Each candidate was able to present their views, with varying degrees of success, in response to questions from party members.
Some of the Coles Notes shone through: it was clear that Sloan and Lewis were more socially-conservative; it was clear that MacKay intends to lean heavily on his roster of endorsements; it was clear O’Toole plans to lean on the fact that, unlike MacKay, he has a seat in the House of Commons. As could be expected from a forum of Conservatives, there were the requisite messages of support for the oil and gas industry and for supply management.
But when it came to the “discussion” between candidates, an elevated discourse this was not. During segments open to all four candidates, MacKay and O’Toole, albeit with reasonable language ability, rarely managed to see beyond each other’s faults. Each devoted considerable energy to accusing the other of lying or flip-flopping, which only served to make them seem alike.
Although language ability won’t be an excuse, it was likewise hard to tell if they had really been paying attention to each other. MacKay jabbed at O’Toole several times, late in the debate, on whether or not he was pro-choice. Perhaps recognizing how important that would be for Quebecers to hear, O’Toole had mentioned a woman’s right to choose in his first answer, to a question about … defence procurement.
Between the repetitions of “you attacked me (or my plan)” and “I have a question for you,” it was easy to get lost. And good luck to the viewer that was not coming into the experience with a thorough background knowledge of the Twitter disputes between the two candidates.
More because of their French than because they weren’t able to get a word in, Lewis and Sloan contributed to the free-for-all debates only with occasional questions for MacKay or O’Toole, sometimes prompted by an even-tempered Nowlan.

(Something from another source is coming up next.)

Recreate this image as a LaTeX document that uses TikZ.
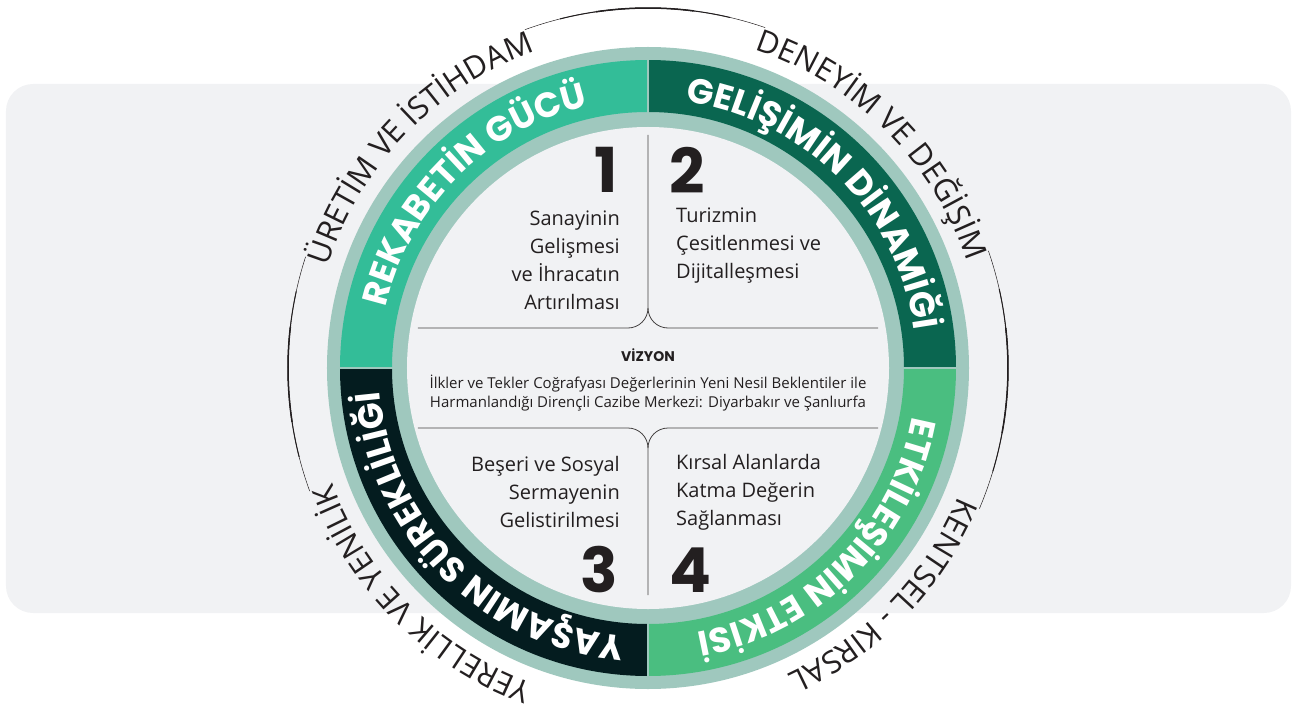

It was clear that for either of them to shine, they would need an opportunity to debate in English, as they will on Thursday night. (Although to be fair, it was clear that for MacKay or O’Toole to shine, they would need that Thursday night platform, too.)
Still, Wednesday evening’s efforts were not unimportant. Having at least some grasp of French is a priority to voters. A Leger poll in January found 52 per cent of respondents overall, based on a web survey of 1,554 Canadians, cared that the next Conservative leader be “perfectly bilingual.” For self-identified Conservative voters, it only mattered to 44 per cent. But for Quebecers, the number was 85 per cent.
And that should matter to these candidates not just because they may one day hope to become prime minister, but because their ability to become Conservative leader will be heavily affected by how Quebec’s Tories choose to vote. Each of Canada’s 338 ridings, including 78 in Quebec, is weighted equally.
Candidates shouldn’t blame Quebecers, though, for needing another performance from them to figure out what to think.